Tuesday, 20 July 2010

NASA developing Orion launch safety systems

An artist's rendition of Ares I
being stacked in the vehicle assembly
building at NASA's Kennedy Space
Center in Florida. Image: NASA
Aerospace engineers at NASA’s Ames Research Center are conducting a series of wind tunnel tests to develop technology for future human space exploration – the kind of technology I like to keep my eye on as background information when writing Ex Astris (when I get the chance to write Ex Astris!)

Orion, for those of you who don’t already know, is NASA’s next generation human spacecraft, which the agency and its contractor teams are in the process of designing, building and testing.

Using a six per cent scale Orion model, featuring complex moving parts, the latest stage in development sees engineers simulating various launch abort conditions the spacecraft might encounter during ascent to characterize the effects of launch abort and control motor plumes on the aerodynamics of the spacecraft.

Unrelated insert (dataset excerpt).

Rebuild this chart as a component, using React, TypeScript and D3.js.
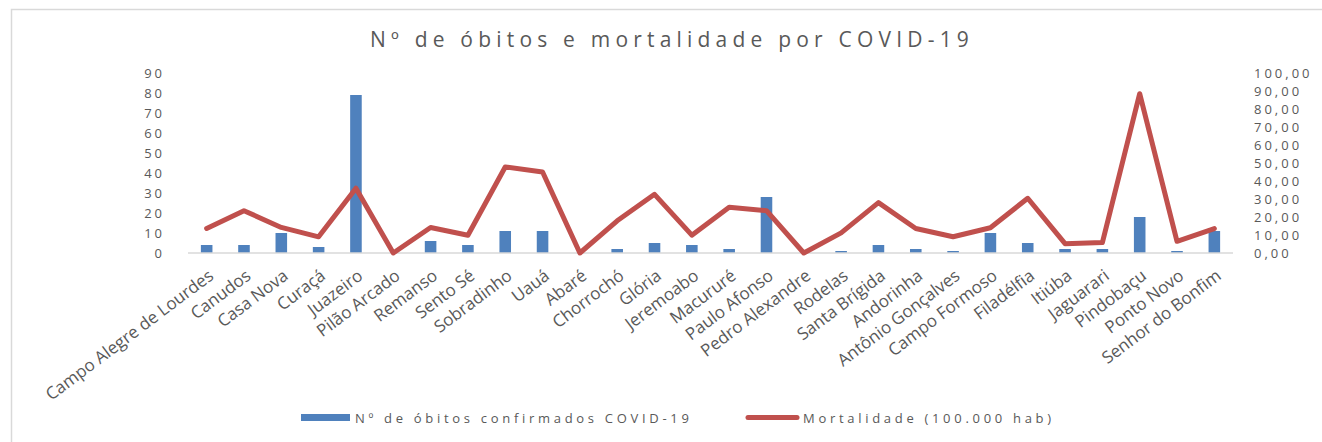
import React from "react";
import * as d3 from "d3";

const categories = [
  "Campo Alegre de Lourdes", "Canudos", "Casa Nova", "Curaçá", "Juazeiro", "Pilão Arcado",
  "Remanso", "Sento Sé", "Sobradinho", "Uauá", "Abaré", "Chorrochó", "Glória", "Jeremoabo",
  "Macururé", "Paulo Afonso", "Pedro Alexandre", "Rodelas", "Santa Brígida", "Andorinha",
  "Antônio Gonçalves", "Campo Formoso", "Filadélfia", "Itiúba", "Jaguarari", "Pindobaçu",
  "Ponto Novo", "Senhor do Bonfim",
];
const obitos = [4, 4, 10, 3, 79, 0, 6, 4, 11, 11, 0, 2, 5, 4, 2, 28, 0, 1, 4, 2, 1, 10, 5, 2, 2, 18, 1, 11];
const mortalidade = [13.6, 23.5, 14.2, 9.0, 36.0, 0, 14.2, 9.9, 47.8, 45.0, 0, 17.9, 32.6, 9.9, 25.4, 23.5, 0, 11.2, 28.0, 13.6, 9.0, 14.0, 30.4, 5.2, 5.8, 88.5, 6.5, 13.6];
const leftTicks = [0, 10, 20, 30, 40, 50, 60, 70, 80, 90];
const rightTicks = [0, 10, 20, 30, 40, 50, 60, 70, 80, 90, 100];

const title = "Nº de óbitos e mortalidade por COVID-19";
const barLegend = "Nº de óbitos confirmados COVID-19";
const lineLegend = "Mortalidade (100.000 hab)";

const W = 1322, H = 442;
const plot = { left: 188, right: 1233, top: 73, bottom: 253 };
const BAR = "#4f81bd", LINE = "#c0504d", TXT = "#595959", GRID = "#d9d9d9";
const FONT = "'Open Sans', 'DejaVu Sans', sans-serif";

export default function App() {
  const x = d3.scaleBand<string>().domain(categories).range([plot.left, plot.right]).padding(0);
  const yL = d3.scaleLinear().domain([0, 90]).range([plot.bottom, plot.top]);
  const yR = d3.scaleLinear().domain([0, 100]).range([plot.bottom, plot.top]);
  const bw = x.bandwidth() * 0.31;
  const cx = (c: string) => (x(c) as number) + x.bandwidth() / 2;
  const line = d3.line<number>()
    .x((_, i) => cx(categories[i]))
    .y((d) => yR(d));

  return (
    <svg width={W} height={H} style={{ position: "absolute", left: 0, top: 0, background: "#fff" }} fontFamily={FONT}>
      <rect x={11.5} y={9.5} width={W + 20} height={H + 20} fill="#fff" stroke={GRID} strokeWidth={1.5} />
      <text x={672} y={47} textAnchor="middle" fontSize={21} letterSpacing={5.2} fill={TXT}>{title}</text>

      {leftTicks.map((t) => (
        <text key={"l" + t} x={165} y={yL(t)} dy="0.35em" textAnchor="end" fontSize={13} letterSpacing={3} fill={TXT}>{t}</text>
      ))}
      {rightTicks.map((t) => (
        <text key={"r" + t} x={1254} y={yR(t)} dy="0.35em" textAnchor="start" fontSize={13} letterSpacing={3} fill={TXT}>{d3.format(".2f")(t).replace(".", ",")}</text>
      ))}

      {categories.map((c, i) => (
        <rect key={"b" + c} x={cx(c) - bw / 2} y={yL(obitos[i])} width={bw} height={plot.bottom - yL(obitos[i])} fill={BAR} />
      ))}
      <line x1={plot.left} x2={plot.right} y1={plot.bottom} y2={plot.bottom} stroke={GRID} strokeWidth={1.5} />
      <path d={line(mortalidade) || ""} fill="none" stroke={LINE} strokeWidth={5} strokeLinejoin="round" strokeLinecap="round" />

      {categories.map((c) => (
        <text key={"x" + c} transform={`translate(${cx(c) + 8},${278}) rotate(-37)`} textAnchor="end" fontSize={17} fill={TXT}>{c}</text>
      ))}

      <rect x={301} y={414} width={49} height={7} fill={BAR} />
      <text x={355} y={418} dy="0.35em" fontSize={13} letterSpacing={3.7} fill={TXT}>{barLegend}</text>
      <line x1={748} x2={797} y1={417.5} y2={417.5} stroke={LINE} strokeWidth={5} strokeLinecap="round" />
      <text x={803} y={418} dy="0.35em" fontSize={13} letterSpacing={3.7} fill={TXT}>{lineLegend}</text>
    </svg>
  );
}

One of the critical aspects of human space flight is the ability to protect astronauts in case of a failure on the launch pad and during the climb to orbit. (Launching – and landing – a spacecraft in Earth atmosphere is always no easy task and there has been more than one disaster, and not just for the US space program, either).  In case of such an emergency, NASA engineers have designed a Launch Abort System, or LAS, to safely deliver astronauts aboard the Orion spacecraft away from the failure and return them to Earth.

There are extremely complex interactions between the launch abort system’s control effectors, or motors, and the aerodynamic environment that the spacecraft encounters. Wind tunnel testing, using scaled models, is one of the means for NASA engineers to better understand and explain this dynamic interaction. (NASA also successfully tested a Launch Pad abort system back in May)

“Simulating launch aborts will help us explain the complex interaction between the plumes from the smaller attitude control motor and the larger abort motor,” said Jim Ross, an aerospace engineer who is leading the team at Ames supporting NASA’s efforts to develop Orion and its systems.

“This is the most intricate wind tunnel model the Orion team has developed and the data we obtain will go a long way toward defining the aerodynamics of the Orion spacecraft during ascent,” he added.

The abort system is a tower atop a cover that fits over Orion during launch and ascent through Earth’s atmosphere. It features a powerful, four-nozzle solid rocket, called the abort motor, which, when engaged, will quickly shepherd Orion and its precious human cargo away from the launch vehicle in an emergency.

It’s also equipped with a smaller, eight-nozzle motor at the top of the tower, called the attitude control motor, which is designed to steer and stabilize Orion towards safety. In the wind tunnel, plumes from both of these motors are simulated using high-pressure air.

“Our team at Ames Research Center conducts simulations that help us develop assured launch abort technology and resolve complex aerodynamic interactions,” said Mark Geyer, Orion Project Office manager at NASA Johnson Space Center, Houston. “The team¹s work greatly contributes to ensuring the safety of the astronaut crew throughout the entire mission. The launch abort system wind tunnel tests were a major factor in the development of the LAS and the recent successful Pad Abort 1 flight test.”

The wind tunnel tests at NASA Ames are part of a larger effort to facilitate the development of Orion, NASA’s new Orion spacecraft. Engineers across the agency, including NASA’s Johnson Space Center, Houston and NASA’s Langley
Research Center, Hampton in Virginia., are involved in successfully completing these tests in wind tunnels across the US.